The exercise: Exact reproduction of the data is required, with images excluded.

Collected data:

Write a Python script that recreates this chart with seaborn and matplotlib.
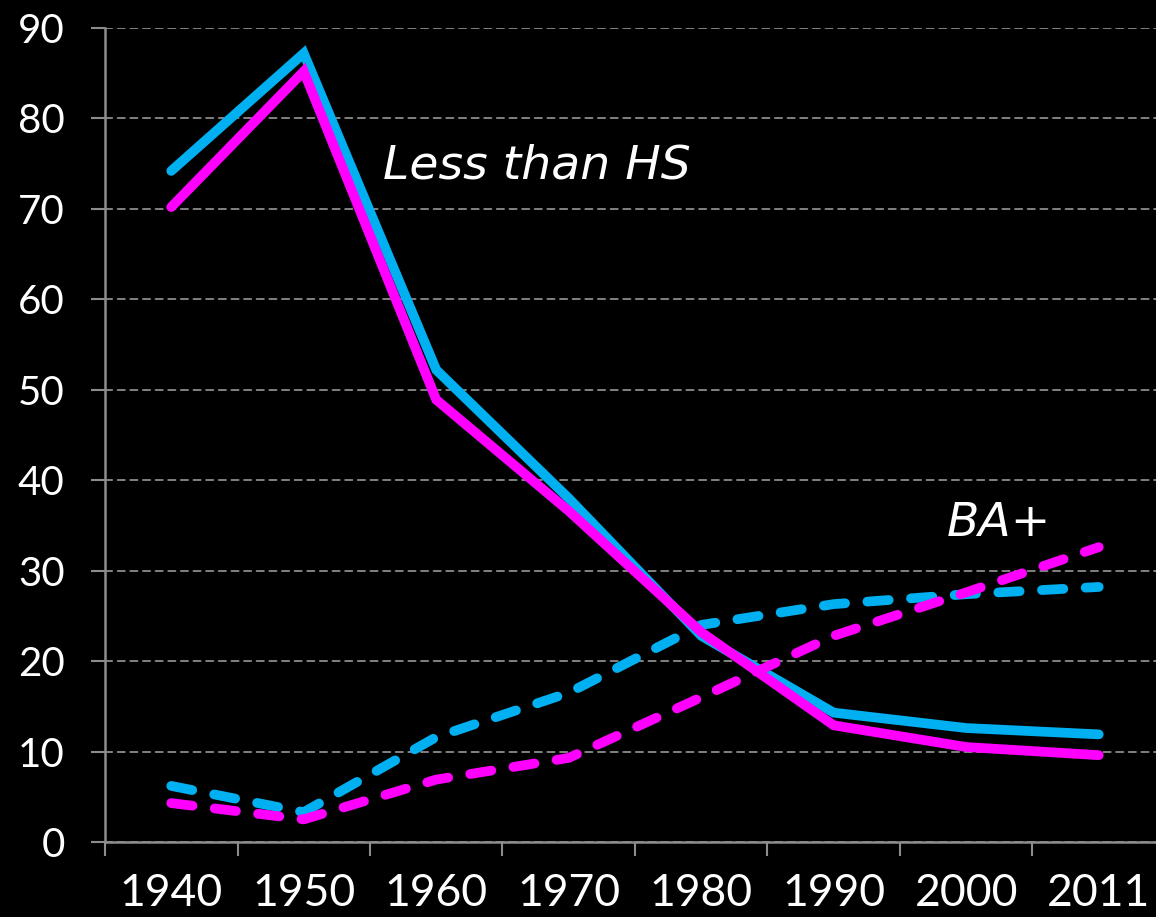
import matplotlib
matplotlib.use("Agg")
import matplotlib.pyplot as plt
import pandas as pd
import seaborn as sns

YEARS = ["1940", "1950", "1960", "1970", "1980", "1990", "2000", "2011"]

# share of people by schooling, two groups (cyan / magenta)
LESS_HS_CYAN = [74.2, 87.2, 52.2, 38.0, 22.8, 14.3, 12.6, 11.9]
LESS_HS_MAGENTA = [70.2, 85.2, 48.9, 36.6, 23.2, 12.9, 10.5, 9.6]
BA_CYAN = [6.2, 3.3, 11.6, 16.5, 24.0, 26.3, 27.4, 28.2]
BA_MAGENTA = [4.3, 2.5, 6.9, 9.3, 16.0, 22.8, 27.6, 32.6]

CYAN = "#00B0F0"
MAGENTA = "#FF00FF"

rows = []
for vals, grp, edu in [
    (LESS_HS_CYAN, "cyan", "Less than HS"),
    (LESS_HS_MAGENTA, "magenta", "Less than HS"),
    (BA_CYAN, "cyan", "BA+"),
    (BA_MAGENTA, "magenta", "BA+"),
]:
    for year, v in zip(YEARS, vals):
        rows.append({"year": year, "value": v, "group": grp, "edu": edu})
df = pd.DataFrame(rows)

sns.set_style("dark")
plt.rcParams["font.family"] = ["Lato", "DejaVu Sans"]
plt.rcParams["lines.solid_capstyle"] = "round"
plt.rcParams["lines.dash_capstyle"] = "round"
plt.rcParams["lines.solid_joinstyle"] = "miter"

fig = plt.figure(figsize=(11.56, 9.17), dpi=100, facecolor="black")
ax = fig.add_axes([105 / 1156, 75 / 917, 1060 / 1156, 814 / 917])
ax.set_facecolor("black")

sns.lineplot(
    data=df, x="year", y="value", hue="group", style="edu",
    palette={"cyan": CYAN, "magenta": MAGENTA},
    dashes={"Less than HS": "", "BA+": (2.2, 2.3)},
    hue_order=["cyan", "magenta"], style_order=["Less than HS", "BA+"],
    linewidth=7, legend=False, ax=ax, sort=False,
)

ax.set_xlim(-0.5, len(YEARS) - 0.5)
ax.set_ylim(0, 90)
ax.set_yticks(range(0, 91, 10))
ax.set_xticks(range(len(YEARS)))
ax.set_xticklabels(YEARS)
ax.set_xticks([i - 0.5 for i in range(len(YEARS))], minor=True)
ax.set_xlabel("")
ax.set_ylabel("")

ax.grid(False)
ax.yaxis.grid(True, color="#8c8c8c", linestyle=(0, (4, 3)), linewidth=1.3)
ax.set_axisbelow(True)

for s in ["top", "right"]:
    ax.spines[s].set_visible(False)
for s in ["left", "bottom"]:
    ax.spines[s].set_visible(True)
    ax.spines[s].set_color("#8c8c8c")
    ax.spines[s].set_linewidth(1.8)

ax.tick_params(axis="y", which="major", length=10, width=1.5, color="#8c8c8c",
               direction="out", left=True, labelsize=29, labelcolor="white", pad=19)
ax.tick_params(axis="x", which="major", length=0, labelsize=32,
               labelcolor="white", pad=22)
ax.tick_params(axis="x", which="minor", length=10, width=1.5,
               color="#8c8c8c", direction="out", bottom=True)

ax.text(1.6, 73.4, "Less than HS", color="white", fontsize=34,
        family="DejaVu Sans", style="italic", ha="left", va="baseline")
ax.text(5.85, 33.8, "BA+", color="white", fontsize=34,
        family="DejaVu Sans", style="italic", ha="left", va="baseline")

fig.savefig("out.png", dpi=100, facecolor="black")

Final result:
Write a Python script that recreates this chart with seaborn and matplotlib.
import matplotlib
matplotlib.use("Agg")
import matplotlib.pyplot as plt
import pandas as pd
import seaborn as sns

YEARS = ["1940", "1950", "1960", "1970", "1980", "1990", "2000", "2011"]

# share of people by schooling, two groups (cyan / magenta)
LESS_HS_CYAN = [74.2, 87.2, 52.2, 38.0, 22.8, 14.3, 12.6, 11.9]
LESS_HS_MAGENTA = [70.2, 85.2, 48.9, 36.6, 23.2, 12.9, 10.5, 9.6]
BA_CYAN = [6.2, 3.3, 11.6, 16.5, 24.0, 26.3, 27.4, 28.2]
BA_MAGENTA = [4.3, 2.5, 6.9, 9.3, 16.0, 22.8, 27.6, 32.6]

CYAN = "#00B0F0"
MAGENTA = "#FF00FF"

rows = []
for vals, grp, edu in [
    (LESS_HS_CYAN, "cyan", "Less than HS"),
    (LESS_HS_MAGENTA, "magenta", "Less than HS"),
    (BA_CYAN, "cyan", "BA+"),
    (BA_MAGENTA, "magenta", "BA+"),
]:
    for year, v in zip(YEARS, vals):
        rows.append({"year": year, "value": v, "group": grp, "edu": edu})
df = pd.DataFrame(rows)

sns.set_style("dark")
plt.rcParams["font.family"] = ["Lato", "DejaVu Sans"]
plt.rcParams["lines.solid_capstyle"] = "round"
plt.rcParams["lines.dash_capstyle"] = "round"
plt.rcParams["lines.solid_joinstyle"] = "miter"

fig = plt.figure(figsize=(11.56, 9.17), dpi=100, facecolor="black")
ax = fig.add_axes([105 / 1156, 75 / 917, 1060 / 1156, 814 / 917])
ax.set_facecolor("black")

sns.lineplot(
    data=df, x="year", y="value", hue="group", style="edu",
    palette={"cyan": CYAN, "magenta": MAGENTA},
    dashes={"Less than HS": "", "BA+": (2.2, 2.3)},
    hue_order=["cyan", "magenta"], style_order=["Less than HS", "BA+"],
    linewidth=7, legend=False, ax=ax, sort=False,
)

ax.set_xlim(-0.5, len(YEARS) - 0.5)
ax.set_ylim(0, 90)
ax.set_yticks(range(0, 91, 10))
ax.set_xticks(range(len(YEARS)))
ax.set_xticklabels(YEARS)
ax.set_xticks([i - 0.5 for i in range(len(YEARS))], minor=True)
ax.set_xlabel("")
ax.set_ylabel("")

ax.grid(False)
ax.yaxis.grid(True, color="#8c8c8c", linestyle=(0, (4, 3)), linewidth=1.3)
ax.set_axisbelow(True)

for s in ["top", "right"]:
    ax.spines[s].set_visible(False)
for s in ["left", "bottom"]:
    ax.spines[s].set_visible(True)
    ax.spines[s].set_color("#8c8c8c")
    ax.spines[s].set_linewidth(1.8)

ax.tick_params(axis="y", which="major", length=10, width=1.5, color="#8c8c8c",
               direction="out", left=True, labelsize=29, labelcolor="white", pad=19)
ax.tick_params(axis="x", which="major", length=0, labelsize=32,
               labelcolor="white", pad=22)
ax.tick_params(axis="x", which="minor", length=10, width=1.5,
               color="#8c8c8c", direction="out", bottom=True)

ax.text(1.6, 73.4, "Less than HS", color="white", fontsize=34,
        family="DejaVu Sans", style="italic", ha="left", va="baseline")
ax.text(5.85, 33.8, "BA+", color="white", fontsize=34,
        family="DejaVu Sans", style="italic", ha="left", va="baseline")

fig.savefig("out.png", dpi=100, facecolor="black")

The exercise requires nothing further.